When we mention to Olmos that we have heard Coco described as a “love letter to Mexico,” he immediately replies, “I feel that it’s a love letter from Mexico to the world. It’s a tradition that has been around us for decades, centuries. Centuries we’ve been celebrating the Day of the Dead. We didn’t have Halloween. But Day of the Dead was an opportunity to thank those that have gone before us and tell stories about them, have a party and have them with you right there. I have first cousins who cremated their parents and have their remains in the house, on the altar with their photographs. Every day you walk by the ashes of your parents and your grandparents and they’re right there.”

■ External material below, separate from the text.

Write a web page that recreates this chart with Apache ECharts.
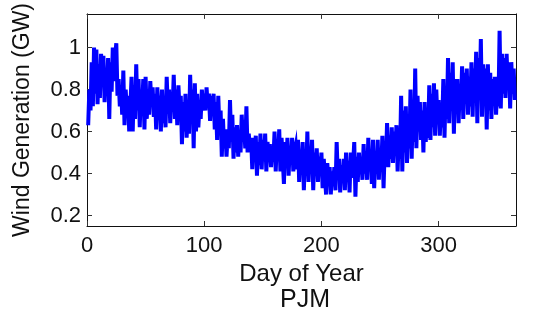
<!DOCTYPE html>
<html>
<head>
<meta charset="utf-8">
<script src="https://cdn.jsdelivr.net/npm/echarts@6/dist/echarts.min.js"></script>
<style>
  html, body { margin: 0; padding: 0; background: #fff; }
  #chart { width: 549px; height: 318px; }
</style>
</head>
<body>
<div id="chart"></div>
<script>
// daily PJM wind generation (GW), day 1..365
var wind = [
  0.63, 0.80, 0.70, 0.93, 0.72, 1.00, 0.78, 0.99, 0.73, 0.92,
  0.76, 0.97, 0.82, 0.96, 0.74, 0.90, 0.80, 0.95, 0.66, 0.93,
  0.79, 1.00, 0.84, 0.96, 1.02, 0.77, 0.85, 0.72, 0.82, 0.68,
  0.89, 0.63, 0.80, 0.70, 0.77, 0.60, 0.72, 0.86, 0.60, 0.82,
  0.66, 0.92, 0.70, 0.85, 0.62, 0.80, 0.70, 0.85, 0.61, 0.86,
  0.66, 0.80, 0.68, 0.84, 0.72, 0.81, 0.67, 0.78, 0.61, 0.81,
  0.70, 0.77, 0.60, 0.80, 0.64, 0.74, 0.62, 0.86, 0.70, 0.80,
  0.64, 0.78, 0.70, 0.87, 0.66, 0.80, 0.63, 0.82, 0.70, 0.77,
  0.54, 0.74, 0.60, 0.78, 0.57, 0.72, 0.59, 0.87, 0.68, 0.80,
  0.52, 0.83, 0.60, 0.78, 0.62, 0.73, 0.66, 0.80, 0.70, 0.78,
  0.70, 0.81, 0.72, 0.78, 0.65, 0.77, 0.70, 0.78, 0.61, 0.74,
  0.56, 0.77, 0.60, 0.70, 0.48, 0.66, 0.52, 0.61, 0.48, 0.58,
  0.52, 0.75, 0.55, 0.68, 0.47, 0.62, 0.50, 0.63, 0.48, 0.60,
  0.50, 0.68, 0.55, 0.64, 0.52, 0.72, 0.50, 0.59, 0.52, 0.57,
  0.42, 0.57, 0.46, 0.58, 0.39, 0.55, 0.44, 0.59, 0.42, 0.56,
  0.47, 0.59, 0.41, 0.55, 0.48, 0.54, 0.43, 0.52, 0.46, 0.60,
  0.41, 0.56, 0.48, 0.61, 0.41, 0.57, 0.47, 0.35, 0.55, 0.44,
  0.57, 0.39, 0.53, 0.46, 0.57, 0.41, 0.50, 0.53, 0.42, 0.56,
  0.36, 0.50, 0.44, 0.55, 0.32, 0.48, 0.40, 0.60, 0.36, 0.52,
  0.44, 0.56, 0.32, 0.50, 0.40, 0.52, 0.36, 0.48, 0.40, 0.50,
  0.33, 0.47, 0.38, 0.30, 0.45, 0.36, 0.43, 0.30, 0.41, 0.34,
  0.43, 0.32, 0.55, 0.38, 0.47, 0.31, 0.44, 0.36, 0.47, 0.32,
  0.50, 0.36, 0.46, 0.31, 0.50, 0.38, 0.44, 0.55, 0.29, 0.48,
  0.36, 0.50, 0.40, 0.46, 0.37, 0.54, 0.40, 0.48, 0.37, 0.57,
  0.42, 0.51, 0.35, 0.56, 0.33, 0.50, 0.40, 0.56, 0.37, 0.52,
  0.42, 0.58, 0.33, 0.52, 0.45, 0.64, 0.43, 0.58, 0.47, 0.62,
  0.45, 0.60, 0.50, 0.63, 0.41, 0.58, 0.47, 0.77, 0.41, 0.70,
  0.50, 0.72, 0.45, 0.65, 0.52, 0.80, 0.47, 0.73, 0.55, 0.90,
  0.52, 0.77, 0.60, 0.74, 0.56, 0.70, 0.50, 0.74, 0.55, 0.68,
  0.57, 0.82, 0.56, 0.78, 0.62, 0.83, 0.58, 0.80, 0.65, 0.75,
  0.58, 0.73, 0.62, 0.85, 0.57, 0.80, 0.66, 0.95, 0.64, 0.88,
  0.70, 0.93, 0.59, 0.85, 0.70, 0.85, 0.64, 0.80, 0.72, 0.91,
  0.66, 0.88, 0.74, 0.90, 0.68, 0.86, 0.72, 0.93, 0.67, 0.90,
  0.75, 0.98, 0.64, 0.95, 0.75, 1.04, 0.67, 0.92, 0.78, 0.90,
  0.61, 0.92, 0.70, 0.88, 0.66, 0.85, 0.74, 0.86, 0.68, 0.84,
  0.72, 1.08, 0.71, 0.97, 0.78, 0.95, 0.76, 0.97, 0.80, 0.93,
  0.71, 0.93, 0.78, 0.90, 0.75
];
var xTicks = [0, 100, 200, 300];
var yTicks = [0.2, 0.4, 0.6, 0.8, 1];

var font = "Liberation Sans";
var pts = [];
for (var i = 0; i < wind.length; i++) {
  pts.push([i + 1, wind[i]]);
}

var chart = echarts.init(document.getElementById("chart"));

function xAx(pos, show) {
  return {
    type: "value",
    position: pos,
    min: 0,
    max: 366,
    splitLine: { show: false },
    axisLine: { show: true, onZero: false, lineStyle: { color: "#111", width: 1 } },
    axisTick: { show: true, inside: true, length: 5, customValues: xTicks, lineStyle: { color: "#333" } },
    axisLabel: { show: show, customValues: xTicks, margin: 9, color: "#111", fontFamily: font, fontSize: 22 },
    name: show ? "Day of Year" : "",
    nameLocation: "middle",
    nameGap: 33,
    nameTextStyle: { color: "#111", fontFamily: font, fontSize: 24 }
  };
}
function yAx(pos, show) {
  return {
    type: "value",
    position: pos,
    min: 0.15,
    max: 1.16,
    splitLine: { show: false },
    axisLine: { show: true, onZero: false, lineStyle: { color: "#111", width: 1 } },
    axisTick: { show: true, inside: true, length: 5, customValues: yTicks, lineStyle: { color: "#333" } },
    axisLabel: { show: show, customValues: yTicks, margin: 6, color: "#111", fontFamily: font, fontSize: 22 },
    name: show ? "Wind Generation (GW)" : "",
    nameLocation: "middle",
    nameRotate: 90,
    nameGap: 53,
    nameTextStyle: { color: "#111", fontFamily: font, fontSize: 23 }
  };
}

var option = {
  backgroundColor: "#fff",
  animation: false,
  title: {
    text: "PJM",
    left: 300,
    textAlign: "center",
    top: 283,
    textStyle: { color: "#111", fontFamily: font, fontSize: 25, fontWeight: "normal" }
  },
  grid: { left: 87, right: 33, top: 11, bottom: 92 },
  xAxis: [xAx("bottom", true), xAx("top", false)],
  yAxis: [yAx("left", true), yAx("right", false)],
  series: [
    {
      type: "line",
      data: pts,
      showSymbol: false,
      symbol: "none",
      lineStyle: { color: "#0000ff", width: 4, join: "miter" }
    }
  ]
};
chart.setOption(option);
</script>
</body>
</html>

It’s ironic that time is a major subject of our interview and yet we’re almost out of it, so we spend our last moments asking Olmos about his involvement with Shane Black’s upcoming reboot, The Predator. “I don’t know that much except for the stuff I shot,” he offers. “I just know that it’s extremely well written and Shane has done a masterful job of creating, in a very dark universe, a very funny movie. He’s got a dark sense of humor and it really works on this level. He got some really good players too. His casting was really amazing. Very honored that he asked me to come on board. It’s very well done.”

Coco is out in theaters this Wednesday (November 22).